STORED RECORDS →

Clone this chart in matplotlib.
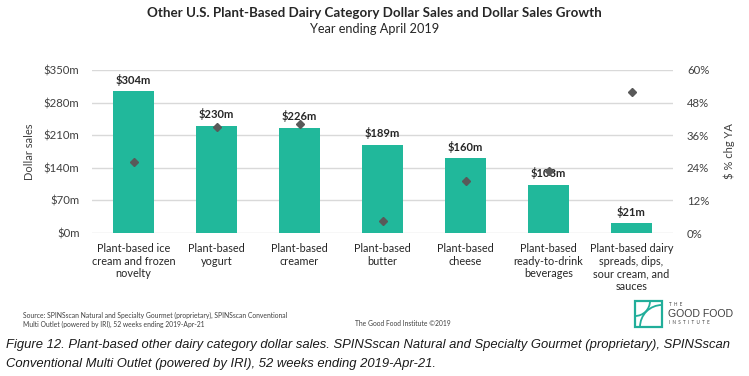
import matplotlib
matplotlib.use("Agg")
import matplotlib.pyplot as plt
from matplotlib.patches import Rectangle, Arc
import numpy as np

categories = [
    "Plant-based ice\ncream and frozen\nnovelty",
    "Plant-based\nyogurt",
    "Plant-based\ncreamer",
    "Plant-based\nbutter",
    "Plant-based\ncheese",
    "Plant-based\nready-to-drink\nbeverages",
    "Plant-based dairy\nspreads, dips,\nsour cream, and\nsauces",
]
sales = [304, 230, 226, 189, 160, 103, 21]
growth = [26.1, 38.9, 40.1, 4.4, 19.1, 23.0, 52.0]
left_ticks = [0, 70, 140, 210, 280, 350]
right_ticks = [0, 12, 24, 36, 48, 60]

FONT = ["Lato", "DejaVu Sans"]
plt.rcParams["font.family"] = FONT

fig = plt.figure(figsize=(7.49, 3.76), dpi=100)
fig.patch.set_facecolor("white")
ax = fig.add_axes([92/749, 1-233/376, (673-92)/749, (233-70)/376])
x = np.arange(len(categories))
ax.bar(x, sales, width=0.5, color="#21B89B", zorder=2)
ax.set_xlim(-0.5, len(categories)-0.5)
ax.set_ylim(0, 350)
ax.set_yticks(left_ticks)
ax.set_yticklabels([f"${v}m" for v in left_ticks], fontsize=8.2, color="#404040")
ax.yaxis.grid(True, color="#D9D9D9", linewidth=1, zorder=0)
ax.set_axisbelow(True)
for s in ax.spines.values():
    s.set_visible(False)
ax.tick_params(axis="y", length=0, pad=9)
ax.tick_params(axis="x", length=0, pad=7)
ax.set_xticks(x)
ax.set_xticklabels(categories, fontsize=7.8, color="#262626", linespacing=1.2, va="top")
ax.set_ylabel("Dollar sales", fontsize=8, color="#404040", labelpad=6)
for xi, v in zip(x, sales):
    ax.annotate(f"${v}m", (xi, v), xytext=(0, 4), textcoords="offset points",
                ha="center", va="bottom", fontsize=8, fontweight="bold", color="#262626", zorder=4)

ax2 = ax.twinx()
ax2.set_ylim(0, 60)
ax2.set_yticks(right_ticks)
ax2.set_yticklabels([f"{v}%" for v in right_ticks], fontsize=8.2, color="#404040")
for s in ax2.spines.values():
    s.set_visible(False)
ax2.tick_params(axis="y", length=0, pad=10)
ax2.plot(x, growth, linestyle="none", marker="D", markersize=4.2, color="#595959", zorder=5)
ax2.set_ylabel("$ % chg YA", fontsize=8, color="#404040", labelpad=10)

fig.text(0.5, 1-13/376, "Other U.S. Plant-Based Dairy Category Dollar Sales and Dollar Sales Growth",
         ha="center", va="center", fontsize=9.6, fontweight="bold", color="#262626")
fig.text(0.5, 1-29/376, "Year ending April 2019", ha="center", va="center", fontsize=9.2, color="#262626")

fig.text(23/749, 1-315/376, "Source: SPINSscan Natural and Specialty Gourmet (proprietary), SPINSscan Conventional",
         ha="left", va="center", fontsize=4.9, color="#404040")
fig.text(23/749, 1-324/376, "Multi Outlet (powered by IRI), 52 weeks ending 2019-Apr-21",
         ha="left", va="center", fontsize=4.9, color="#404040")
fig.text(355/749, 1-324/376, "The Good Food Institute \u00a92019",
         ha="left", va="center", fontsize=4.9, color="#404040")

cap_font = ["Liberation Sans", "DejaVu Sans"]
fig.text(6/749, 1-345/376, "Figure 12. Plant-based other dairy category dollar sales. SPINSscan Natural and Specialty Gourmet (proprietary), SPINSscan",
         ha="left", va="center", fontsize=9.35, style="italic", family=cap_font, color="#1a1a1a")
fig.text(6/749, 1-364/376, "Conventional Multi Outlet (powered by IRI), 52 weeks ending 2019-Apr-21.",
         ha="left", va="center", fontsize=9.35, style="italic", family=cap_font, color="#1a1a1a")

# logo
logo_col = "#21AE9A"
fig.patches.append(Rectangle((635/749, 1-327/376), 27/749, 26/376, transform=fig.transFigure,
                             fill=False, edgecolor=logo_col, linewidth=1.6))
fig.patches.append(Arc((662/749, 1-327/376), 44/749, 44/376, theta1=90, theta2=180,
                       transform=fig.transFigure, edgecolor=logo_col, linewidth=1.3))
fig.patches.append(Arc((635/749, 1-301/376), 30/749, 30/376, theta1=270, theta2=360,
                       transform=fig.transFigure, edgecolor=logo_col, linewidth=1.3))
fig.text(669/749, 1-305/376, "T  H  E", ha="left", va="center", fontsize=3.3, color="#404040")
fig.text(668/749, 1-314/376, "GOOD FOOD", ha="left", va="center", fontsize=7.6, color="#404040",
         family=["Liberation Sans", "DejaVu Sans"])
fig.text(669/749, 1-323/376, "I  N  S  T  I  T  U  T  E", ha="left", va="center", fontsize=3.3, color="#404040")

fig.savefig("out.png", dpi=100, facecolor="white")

--

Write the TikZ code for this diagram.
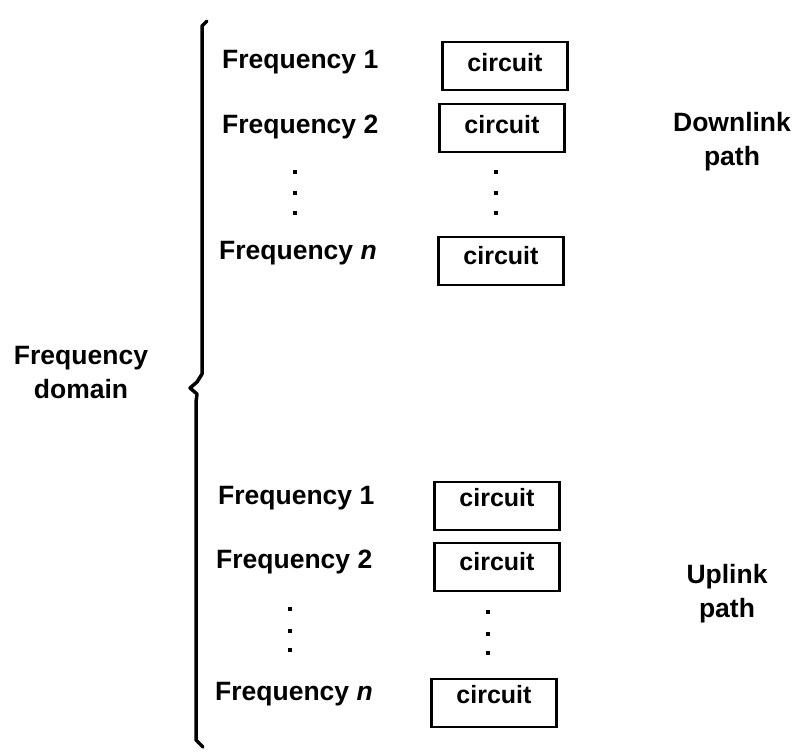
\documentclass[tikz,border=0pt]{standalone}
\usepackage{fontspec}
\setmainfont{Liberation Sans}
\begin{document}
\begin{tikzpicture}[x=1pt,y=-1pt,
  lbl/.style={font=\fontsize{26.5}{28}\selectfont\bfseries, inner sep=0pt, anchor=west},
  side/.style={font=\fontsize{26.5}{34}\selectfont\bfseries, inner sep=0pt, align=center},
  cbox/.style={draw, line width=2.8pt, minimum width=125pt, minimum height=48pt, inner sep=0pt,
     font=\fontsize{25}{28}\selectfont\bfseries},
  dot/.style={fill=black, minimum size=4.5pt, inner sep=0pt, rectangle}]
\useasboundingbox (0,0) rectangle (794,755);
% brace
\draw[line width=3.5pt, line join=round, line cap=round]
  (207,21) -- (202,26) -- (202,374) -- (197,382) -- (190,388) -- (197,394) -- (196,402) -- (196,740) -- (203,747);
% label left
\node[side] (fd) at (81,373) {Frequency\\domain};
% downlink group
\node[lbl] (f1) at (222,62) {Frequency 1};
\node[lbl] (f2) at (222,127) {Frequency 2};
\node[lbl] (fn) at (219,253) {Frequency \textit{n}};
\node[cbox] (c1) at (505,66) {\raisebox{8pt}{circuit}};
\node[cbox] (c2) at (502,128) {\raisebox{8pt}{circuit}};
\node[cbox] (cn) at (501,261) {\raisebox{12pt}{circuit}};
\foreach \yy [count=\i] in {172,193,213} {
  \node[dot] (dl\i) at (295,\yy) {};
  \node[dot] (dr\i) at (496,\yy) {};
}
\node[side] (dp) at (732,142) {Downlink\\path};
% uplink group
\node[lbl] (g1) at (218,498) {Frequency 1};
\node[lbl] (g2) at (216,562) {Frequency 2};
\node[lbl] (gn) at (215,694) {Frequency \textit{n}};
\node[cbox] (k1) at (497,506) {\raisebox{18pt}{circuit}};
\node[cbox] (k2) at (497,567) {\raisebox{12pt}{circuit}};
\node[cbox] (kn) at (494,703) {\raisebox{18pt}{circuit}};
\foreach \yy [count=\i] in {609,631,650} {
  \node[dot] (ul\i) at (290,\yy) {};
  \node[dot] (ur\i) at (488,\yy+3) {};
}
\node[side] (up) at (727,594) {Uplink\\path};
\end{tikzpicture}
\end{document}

--

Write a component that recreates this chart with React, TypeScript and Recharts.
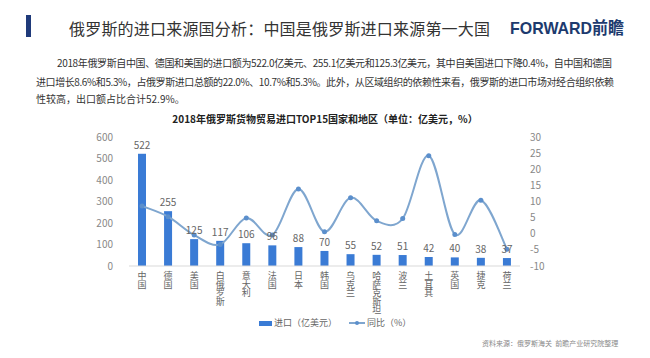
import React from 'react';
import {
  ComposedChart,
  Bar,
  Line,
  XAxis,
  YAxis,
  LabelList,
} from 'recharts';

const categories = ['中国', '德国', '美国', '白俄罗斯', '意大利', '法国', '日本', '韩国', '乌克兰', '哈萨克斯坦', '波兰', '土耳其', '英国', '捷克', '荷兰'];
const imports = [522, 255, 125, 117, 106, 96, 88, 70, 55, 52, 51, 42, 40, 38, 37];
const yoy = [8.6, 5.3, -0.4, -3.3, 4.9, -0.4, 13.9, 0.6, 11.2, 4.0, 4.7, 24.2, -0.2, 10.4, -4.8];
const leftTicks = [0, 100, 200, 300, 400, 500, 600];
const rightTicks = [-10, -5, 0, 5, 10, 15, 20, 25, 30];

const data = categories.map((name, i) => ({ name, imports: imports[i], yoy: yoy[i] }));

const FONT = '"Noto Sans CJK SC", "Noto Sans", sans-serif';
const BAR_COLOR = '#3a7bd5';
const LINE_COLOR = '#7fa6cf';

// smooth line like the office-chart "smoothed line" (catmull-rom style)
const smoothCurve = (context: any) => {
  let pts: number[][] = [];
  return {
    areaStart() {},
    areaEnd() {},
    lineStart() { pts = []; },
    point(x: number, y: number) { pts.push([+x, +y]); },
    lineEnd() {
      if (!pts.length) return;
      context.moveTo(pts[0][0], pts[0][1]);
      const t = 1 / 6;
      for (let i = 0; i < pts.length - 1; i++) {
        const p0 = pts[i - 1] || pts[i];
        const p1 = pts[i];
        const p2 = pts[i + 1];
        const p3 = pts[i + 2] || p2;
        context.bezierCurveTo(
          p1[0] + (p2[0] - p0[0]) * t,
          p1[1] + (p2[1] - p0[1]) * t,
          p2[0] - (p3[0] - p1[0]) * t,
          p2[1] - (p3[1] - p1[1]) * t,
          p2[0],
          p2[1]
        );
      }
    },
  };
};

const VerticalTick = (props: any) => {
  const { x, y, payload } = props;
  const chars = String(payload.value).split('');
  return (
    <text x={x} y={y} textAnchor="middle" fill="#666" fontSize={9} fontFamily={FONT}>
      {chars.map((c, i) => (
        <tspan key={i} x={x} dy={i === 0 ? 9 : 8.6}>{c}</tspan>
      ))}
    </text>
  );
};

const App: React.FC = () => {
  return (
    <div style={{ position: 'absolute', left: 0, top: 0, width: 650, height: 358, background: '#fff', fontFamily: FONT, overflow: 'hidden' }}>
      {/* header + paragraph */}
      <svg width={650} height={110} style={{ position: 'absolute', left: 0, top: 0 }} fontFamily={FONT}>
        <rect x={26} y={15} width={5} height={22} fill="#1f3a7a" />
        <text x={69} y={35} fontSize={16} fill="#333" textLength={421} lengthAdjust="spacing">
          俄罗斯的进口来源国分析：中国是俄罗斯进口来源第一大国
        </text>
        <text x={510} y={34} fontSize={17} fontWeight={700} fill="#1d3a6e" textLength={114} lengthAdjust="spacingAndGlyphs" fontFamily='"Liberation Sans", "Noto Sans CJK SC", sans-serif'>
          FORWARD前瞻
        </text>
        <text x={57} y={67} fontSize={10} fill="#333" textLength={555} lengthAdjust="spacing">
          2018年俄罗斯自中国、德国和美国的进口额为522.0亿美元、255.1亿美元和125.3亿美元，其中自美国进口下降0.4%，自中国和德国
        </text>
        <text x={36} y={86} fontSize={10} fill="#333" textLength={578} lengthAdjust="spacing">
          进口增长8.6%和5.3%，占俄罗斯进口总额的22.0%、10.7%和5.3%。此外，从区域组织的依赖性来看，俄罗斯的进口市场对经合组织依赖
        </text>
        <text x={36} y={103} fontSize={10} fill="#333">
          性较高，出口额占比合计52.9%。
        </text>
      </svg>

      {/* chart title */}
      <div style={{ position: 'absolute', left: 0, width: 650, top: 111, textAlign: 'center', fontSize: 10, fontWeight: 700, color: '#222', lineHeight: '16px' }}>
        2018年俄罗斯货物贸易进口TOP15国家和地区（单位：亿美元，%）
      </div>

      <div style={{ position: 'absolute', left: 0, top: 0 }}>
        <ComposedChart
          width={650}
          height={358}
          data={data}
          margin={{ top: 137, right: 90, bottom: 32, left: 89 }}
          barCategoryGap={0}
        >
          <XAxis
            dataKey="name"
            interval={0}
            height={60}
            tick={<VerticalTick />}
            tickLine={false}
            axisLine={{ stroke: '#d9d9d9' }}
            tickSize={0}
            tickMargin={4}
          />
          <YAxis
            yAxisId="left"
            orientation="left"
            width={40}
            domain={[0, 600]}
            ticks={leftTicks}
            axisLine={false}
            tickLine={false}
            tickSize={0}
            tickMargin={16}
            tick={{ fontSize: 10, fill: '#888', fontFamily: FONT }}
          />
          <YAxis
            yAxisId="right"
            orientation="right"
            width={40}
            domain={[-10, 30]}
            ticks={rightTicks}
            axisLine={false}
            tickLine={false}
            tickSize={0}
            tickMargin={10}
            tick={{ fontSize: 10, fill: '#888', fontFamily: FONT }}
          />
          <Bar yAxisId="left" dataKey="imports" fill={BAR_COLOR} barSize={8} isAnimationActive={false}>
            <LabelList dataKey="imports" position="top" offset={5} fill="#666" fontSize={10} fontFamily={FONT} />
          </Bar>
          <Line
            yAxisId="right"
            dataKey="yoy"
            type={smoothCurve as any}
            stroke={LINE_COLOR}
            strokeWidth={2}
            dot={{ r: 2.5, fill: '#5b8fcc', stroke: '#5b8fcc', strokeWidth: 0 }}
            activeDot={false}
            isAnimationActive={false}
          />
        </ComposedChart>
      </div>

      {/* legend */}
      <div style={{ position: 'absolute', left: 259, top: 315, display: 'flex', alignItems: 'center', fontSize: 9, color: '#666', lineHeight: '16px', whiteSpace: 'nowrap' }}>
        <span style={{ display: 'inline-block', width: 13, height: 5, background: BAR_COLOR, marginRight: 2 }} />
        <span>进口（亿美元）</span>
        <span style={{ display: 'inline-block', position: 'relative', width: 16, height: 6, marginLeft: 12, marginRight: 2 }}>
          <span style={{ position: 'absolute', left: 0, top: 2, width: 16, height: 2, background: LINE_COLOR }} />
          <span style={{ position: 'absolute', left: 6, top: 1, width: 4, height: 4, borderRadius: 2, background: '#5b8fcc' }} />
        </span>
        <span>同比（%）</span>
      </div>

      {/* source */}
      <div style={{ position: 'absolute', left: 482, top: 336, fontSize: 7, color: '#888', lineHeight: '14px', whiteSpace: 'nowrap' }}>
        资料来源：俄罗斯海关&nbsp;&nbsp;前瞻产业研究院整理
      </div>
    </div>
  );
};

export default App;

TASK DETAILS → Go through the data above and find the lines with the word "Write". Copy each of those lines.

REPLY →
Write the TikZ code for this diagram.
Write a component that recreates this chart with React, TypeScript and Recharts.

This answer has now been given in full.